**Objective:**
Find all lines in the listing that include the word "this", then copy them.

**Supplied data:**
>>

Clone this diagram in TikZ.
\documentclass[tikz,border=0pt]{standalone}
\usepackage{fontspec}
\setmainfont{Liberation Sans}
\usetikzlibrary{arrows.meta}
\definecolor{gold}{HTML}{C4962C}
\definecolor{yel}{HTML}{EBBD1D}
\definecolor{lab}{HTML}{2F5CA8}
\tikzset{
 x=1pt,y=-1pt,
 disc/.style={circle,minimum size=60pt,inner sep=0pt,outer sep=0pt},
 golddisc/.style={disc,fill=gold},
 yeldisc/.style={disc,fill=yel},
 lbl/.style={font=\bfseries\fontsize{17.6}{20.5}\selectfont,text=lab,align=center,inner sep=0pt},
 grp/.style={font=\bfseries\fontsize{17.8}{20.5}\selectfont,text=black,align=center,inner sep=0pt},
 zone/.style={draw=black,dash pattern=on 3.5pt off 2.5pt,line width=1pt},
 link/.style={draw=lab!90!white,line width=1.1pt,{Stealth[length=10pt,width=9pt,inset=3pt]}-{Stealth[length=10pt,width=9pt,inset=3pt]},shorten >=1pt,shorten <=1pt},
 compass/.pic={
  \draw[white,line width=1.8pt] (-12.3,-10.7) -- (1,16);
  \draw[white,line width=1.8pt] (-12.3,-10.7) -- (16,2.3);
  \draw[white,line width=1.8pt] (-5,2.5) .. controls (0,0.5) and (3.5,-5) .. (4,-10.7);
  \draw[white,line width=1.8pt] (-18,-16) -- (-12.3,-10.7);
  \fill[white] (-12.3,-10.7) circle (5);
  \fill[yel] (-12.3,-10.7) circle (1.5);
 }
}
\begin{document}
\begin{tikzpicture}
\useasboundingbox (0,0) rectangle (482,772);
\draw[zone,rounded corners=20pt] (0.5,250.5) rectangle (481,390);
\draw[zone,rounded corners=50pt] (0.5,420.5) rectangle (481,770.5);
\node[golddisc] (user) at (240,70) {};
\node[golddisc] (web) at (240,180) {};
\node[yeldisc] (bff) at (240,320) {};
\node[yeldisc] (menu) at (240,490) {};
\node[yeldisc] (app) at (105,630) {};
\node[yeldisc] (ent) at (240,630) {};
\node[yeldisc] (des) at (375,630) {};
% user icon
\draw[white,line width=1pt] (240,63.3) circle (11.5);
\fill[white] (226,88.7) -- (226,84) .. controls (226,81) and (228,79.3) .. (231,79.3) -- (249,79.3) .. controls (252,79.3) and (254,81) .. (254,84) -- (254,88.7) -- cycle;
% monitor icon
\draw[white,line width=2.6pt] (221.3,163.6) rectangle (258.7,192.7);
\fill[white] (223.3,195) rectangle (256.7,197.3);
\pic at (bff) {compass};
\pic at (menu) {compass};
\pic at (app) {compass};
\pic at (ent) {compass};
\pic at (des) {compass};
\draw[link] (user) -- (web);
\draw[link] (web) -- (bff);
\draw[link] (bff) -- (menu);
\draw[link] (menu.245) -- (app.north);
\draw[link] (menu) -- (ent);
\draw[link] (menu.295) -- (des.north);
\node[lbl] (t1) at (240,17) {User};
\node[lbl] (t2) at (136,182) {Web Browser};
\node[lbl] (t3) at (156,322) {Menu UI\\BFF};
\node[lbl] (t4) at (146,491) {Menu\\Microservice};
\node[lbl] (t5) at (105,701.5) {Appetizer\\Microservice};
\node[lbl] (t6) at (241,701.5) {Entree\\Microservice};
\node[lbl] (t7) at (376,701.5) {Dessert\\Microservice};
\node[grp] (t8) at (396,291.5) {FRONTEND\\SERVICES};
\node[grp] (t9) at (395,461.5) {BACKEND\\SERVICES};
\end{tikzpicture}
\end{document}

<<
>>

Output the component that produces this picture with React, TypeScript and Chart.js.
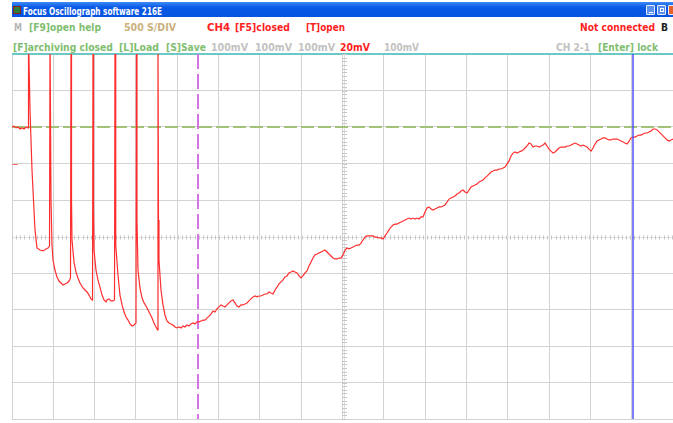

<<
>>

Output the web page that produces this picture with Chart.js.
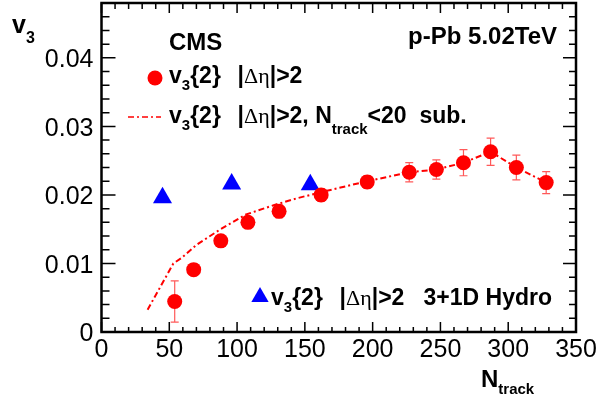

<<

**Task output:**
Clone this diagram in TikZ.
Output the component that produces this picture with React, TypeScript and Chart.js.
Output the web page that produces this picture with Chart.js.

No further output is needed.